- Qaimoh Location in Jammu and Kashmir, India Qaimoh Qaimoh (India)
- Coordinates: 33°42′N 75°06′E﻿ / ﻿33.70°N 75.10°E
- Country: India
- State: Jammu and Kashmir
- District: Kulgam
- Founder: Sheikh ul Aalam
- Elevation: 1,700 m (5,600 ft)

Languages
- • Official: Kashmiri, Urdu, Hindi, Dogri, English
- Time zone: UTC+5:30 (IST)
- Postal code: 192102

= Qaimoh =

Qaimoh (also known as Quaimoh, Kaimoh or Kah moh) is a block, a town and a notified area committee in Kulgam District in the union territory of Jammu and Kashmir, India. It is four miles to the west of Anantnag and six miles to the north of Kulgam District. It is 55 km to the south of Srinagar city. Qaimoh is one of the largest blocks in Jammu and Kashmir.

==Demographics==
According to 2011 Census of India, the city is the home of 13,138 individuals, which further divides into 6,681 males and 6,457 females.

==Geography==
The area is located at an elevation of 1568 m above mean sea level. Qaimoh is situated on the bank of River Veshaw which has its origin from the lake of Kousar Nag some 25 kilometers away from the waterfall of Aharabal.

==Transport==
Anantnag railway station is the nearby railway station 3.9 km from the area

== Shrine ==
There is a shrine of Sheikh-Ul-Alam, who was born and spent most of his life in Qaimoh and was buried in Chari Sharief.

== Trade and business ==
Most of the population is agriculture and horticulture dependent.
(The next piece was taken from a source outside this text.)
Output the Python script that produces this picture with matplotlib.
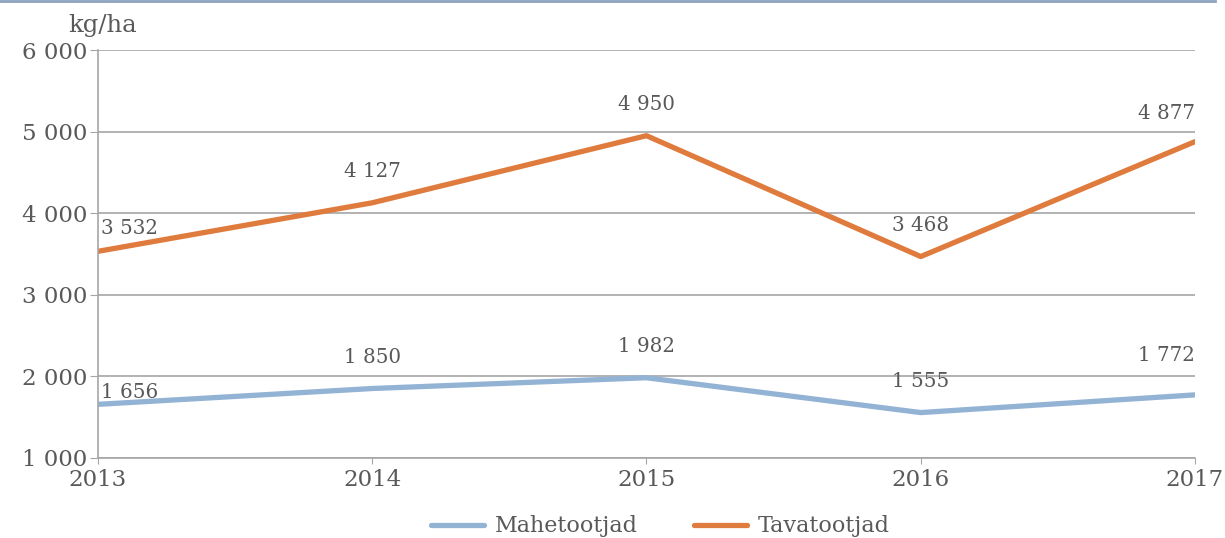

Qaimoh is also known for exporting and importing of horticultural plants like apples, peaches, pears, apricot, plum etc to and from Himachal Pradesh. People from this block are well known for their business skills. However, the literacy rate is little low (66%)[76% male and 57% female]. Qaimoh is a place where a lot of fresh as well as dry fruits are grown. The soil is said to be very fertile in this part of the valley but the place always has a threat of floods. River Vishew flows through the village and has damaged the crops of the village many a time.